Mar/090
Recognition can get you more for less
You don’t have to watch the news to know unemployment is on the rise to an all-time high. A down economy means that your store, at some point soon, will be forced to do more with less.
But how is this going to work when we are already overworking ourselves?
This answer is fairly simple…engage the best members of your staff at a level they have never seen before, allowing your store to produce double the effort with less people.
In tough times stores tend to put engaging and rewarding on the back burner. They never consider the damages they are inflicting by playing it safe. Engaged employees dramatically improve any company’s performance. On the flip side, disengaged employees do much more damage than just the work they don’t do.

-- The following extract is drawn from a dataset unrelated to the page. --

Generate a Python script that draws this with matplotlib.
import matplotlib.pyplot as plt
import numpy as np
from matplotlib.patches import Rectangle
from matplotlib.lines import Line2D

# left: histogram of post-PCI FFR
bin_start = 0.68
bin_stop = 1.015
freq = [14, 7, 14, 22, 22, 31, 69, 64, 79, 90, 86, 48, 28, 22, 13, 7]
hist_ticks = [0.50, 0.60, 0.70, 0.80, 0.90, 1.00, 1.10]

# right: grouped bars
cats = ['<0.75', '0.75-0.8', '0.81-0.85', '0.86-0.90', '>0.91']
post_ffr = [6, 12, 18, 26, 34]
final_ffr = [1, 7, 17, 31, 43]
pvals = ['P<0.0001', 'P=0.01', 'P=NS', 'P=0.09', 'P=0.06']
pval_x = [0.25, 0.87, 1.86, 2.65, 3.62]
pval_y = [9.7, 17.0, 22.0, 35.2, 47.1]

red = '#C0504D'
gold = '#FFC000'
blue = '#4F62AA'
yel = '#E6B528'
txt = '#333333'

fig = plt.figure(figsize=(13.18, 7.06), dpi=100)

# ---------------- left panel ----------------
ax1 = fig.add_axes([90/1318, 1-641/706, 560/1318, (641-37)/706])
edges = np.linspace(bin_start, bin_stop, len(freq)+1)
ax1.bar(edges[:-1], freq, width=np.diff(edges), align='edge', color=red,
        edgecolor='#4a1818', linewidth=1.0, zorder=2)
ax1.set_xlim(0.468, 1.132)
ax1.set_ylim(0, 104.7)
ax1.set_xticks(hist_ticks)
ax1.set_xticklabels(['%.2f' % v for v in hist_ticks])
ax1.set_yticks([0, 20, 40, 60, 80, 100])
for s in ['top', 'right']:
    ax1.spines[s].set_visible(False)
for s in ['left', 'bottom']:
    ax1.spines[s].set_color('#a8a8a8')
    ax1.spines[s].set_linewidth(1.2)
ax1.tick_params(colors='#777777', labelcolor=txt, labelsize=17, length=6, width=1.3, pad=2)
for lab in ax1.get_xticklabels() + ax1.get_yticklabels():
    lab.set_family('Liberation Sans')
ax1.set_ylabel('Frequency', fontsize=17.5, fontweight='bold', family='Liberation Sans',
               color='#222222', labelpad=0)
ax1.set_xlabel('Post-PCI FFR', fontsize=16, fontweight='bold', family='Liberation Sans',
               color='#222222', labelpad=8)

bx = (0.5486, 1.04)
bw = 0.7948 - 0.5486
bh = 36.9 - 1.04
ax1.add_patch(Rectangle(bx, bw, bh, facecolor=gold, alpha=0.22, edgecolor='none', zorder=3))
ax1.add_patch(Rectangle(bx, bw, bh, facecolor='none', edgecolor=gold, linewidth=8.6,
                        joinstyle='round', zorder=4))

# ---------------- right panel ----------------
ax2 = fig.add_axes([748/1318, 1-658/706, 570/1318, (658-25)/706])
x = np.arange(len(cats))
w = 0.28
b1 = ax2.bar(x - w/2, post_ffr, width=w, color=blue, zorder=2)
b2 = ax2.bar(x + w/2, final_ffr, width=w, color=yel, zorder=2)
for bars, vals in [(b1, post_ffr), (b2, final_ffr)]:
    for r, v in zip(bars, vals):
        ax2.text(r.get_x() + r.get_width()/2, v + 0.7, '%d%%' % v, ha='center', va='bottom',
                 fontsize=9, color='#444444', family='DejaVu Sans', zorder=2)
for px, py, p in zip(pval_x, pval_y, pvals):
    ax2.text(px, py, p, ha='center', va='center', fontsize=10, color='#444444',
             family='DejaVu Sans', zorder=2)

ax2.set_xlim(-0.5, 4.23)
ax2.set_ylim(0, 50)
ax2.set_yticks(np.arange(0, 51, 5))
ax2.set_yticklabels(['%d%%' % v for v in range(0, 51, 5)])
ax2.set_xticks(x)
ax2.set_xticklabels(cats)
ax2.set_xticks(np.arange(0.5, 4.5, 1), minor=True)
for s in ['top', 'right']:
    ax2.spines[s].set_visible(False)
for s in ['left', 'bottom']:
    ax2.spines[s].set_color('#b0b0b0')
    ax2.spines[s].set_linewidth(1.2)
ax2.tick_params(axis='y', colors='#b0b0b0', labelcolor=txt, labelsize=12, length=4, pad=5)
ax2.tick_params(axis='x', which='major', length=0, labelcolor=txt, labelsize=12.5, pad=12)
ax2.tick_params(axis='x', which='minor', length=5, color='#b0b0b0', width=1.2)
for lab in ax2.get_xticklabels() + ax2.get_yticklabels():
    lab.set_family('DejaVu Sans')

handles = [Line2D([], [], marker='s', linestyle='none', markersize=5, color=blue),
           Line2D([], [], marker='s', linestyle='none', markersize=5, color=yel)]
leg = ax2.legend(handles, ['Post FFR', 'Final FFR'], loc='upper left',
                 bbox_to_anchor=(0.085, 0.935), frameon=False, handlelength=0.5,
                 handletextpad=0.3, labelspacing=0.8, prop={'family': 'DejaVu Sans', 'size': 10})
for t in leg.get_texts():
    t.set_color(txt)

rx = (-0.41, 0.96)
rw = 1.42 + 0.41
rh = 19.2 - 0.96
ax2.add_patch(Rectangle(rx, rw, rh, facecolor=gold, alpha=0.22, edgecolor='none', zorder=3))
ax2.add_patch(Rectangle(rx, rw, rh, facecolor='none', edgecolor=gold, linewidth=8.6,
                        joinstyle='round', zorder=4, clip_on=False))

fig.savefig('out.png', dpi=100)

Disengaged employees can actually be like a poison running through your store. They require more of your energy to keep them motivated to work and they drain your good staff members by complaining and spreading pessimism.

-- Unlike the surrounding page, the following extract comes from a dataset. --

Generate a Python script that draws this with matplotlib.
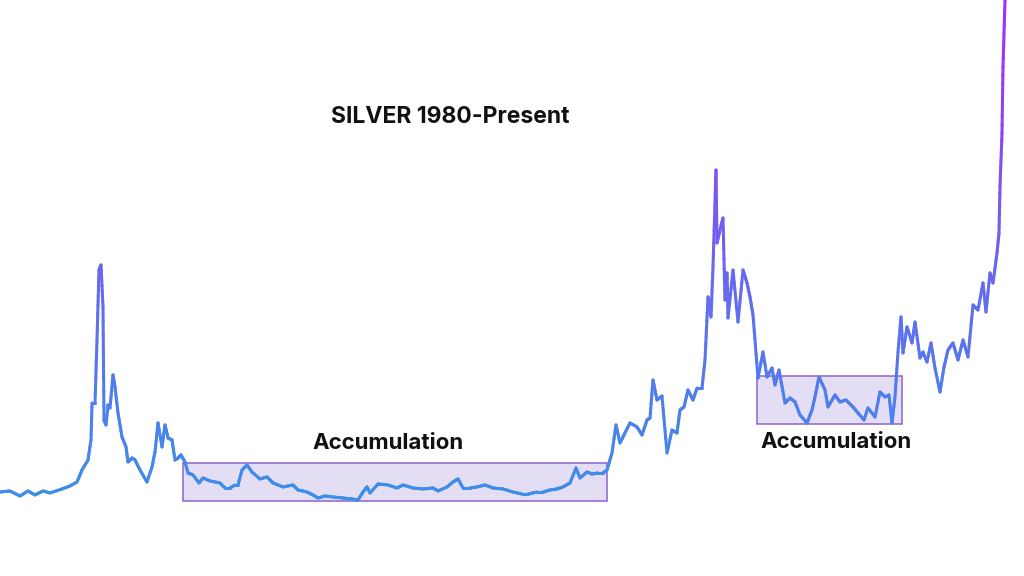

As managers, we have a tendency to encourage and reward people that we feel need the extra push. Why aren’t we rewarding and encouraging the people we don’t have to encourage all of the time? What about those great employees that can motivate themselves and that consistently outperform their colleagues?

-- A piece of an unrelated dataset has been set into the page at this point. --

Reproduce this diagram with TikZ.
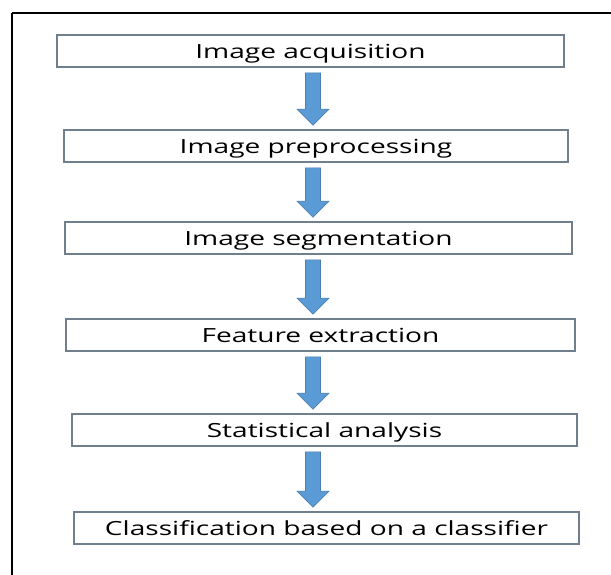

Let’s admit to ourselves that we have the following categories of employees:
Stars – people that perform day after day, at full potential, and that don’t need a daily pep talk.
Roller coasters – people that you never know how they’re going to perform day-to-day. Some days they’re genius, other days they’re “Dilbert”. You have to motivate them every other day because you know they “have it in them”.
Polly paycheck – people that are clearly only there for a paycheck. They do the bare minimum and throw a fit if asked to go the extra mile for anything.
Oxygen stealers – people that could care less about anything. Yeah, they want a paycheck, but they wouldn’t be heartbroken if they didn’t have a job with you. They just want to go home and play video games.
Okay, so this may seem a little silly, but is it?
Imagine having a store full of stars. Imagine a world where you have piece of mind and you don’t have to use your energy motivating the same people over and over again. You can focus only on making your store, and the customer’s experience, better and better.
At this point you may be saying to yourself, “yeah that sounds great and all, but I can’t afford to have only stars”.
My reply to that goes something like this.
Every manager has turnover already built into their business plan. Start now and get rid of the oxygen stealers and the Polly paychecks. They do more harm than good.
As far as stars go, there are stars everywhere, you just have to be on the lookout. Good people are looking for more than just money. The number one thing people look for in their jobs is a sense of contribution.
People just want to work for a person that will listen to them and that will let them contribute their ideas. Also, they want to be rewarded for their contributions with a token of your appreciation.
The more stars that you bring into your store, the more “non-stars” will be headed out. It just requires a recruiting effort on your part.
Focus on the stars you already have and engage them to get involved. Ask them how they operate if they were in your shoes. Ask them what they would do to make the customer experience better.
The final step of this whole process is to use your recognition program to its fullest potential. This will require you to fully endorse and support the effort, making it an integral part of the store’s culture and tying it directly to the store’s goals and values.
When the program is truly embedded into the day-to-day workings of a company, recognition can literally turn a company inside out, for the better.
Establish clear objectives and ways to measure performance, and then reward that performance as it contributes to the company goals and mission. With a greater insight into how employees regard recognition and the company values, a manager can then manipulate the social structure of their store to better achieve goals and cultivate an atmosphere of stars.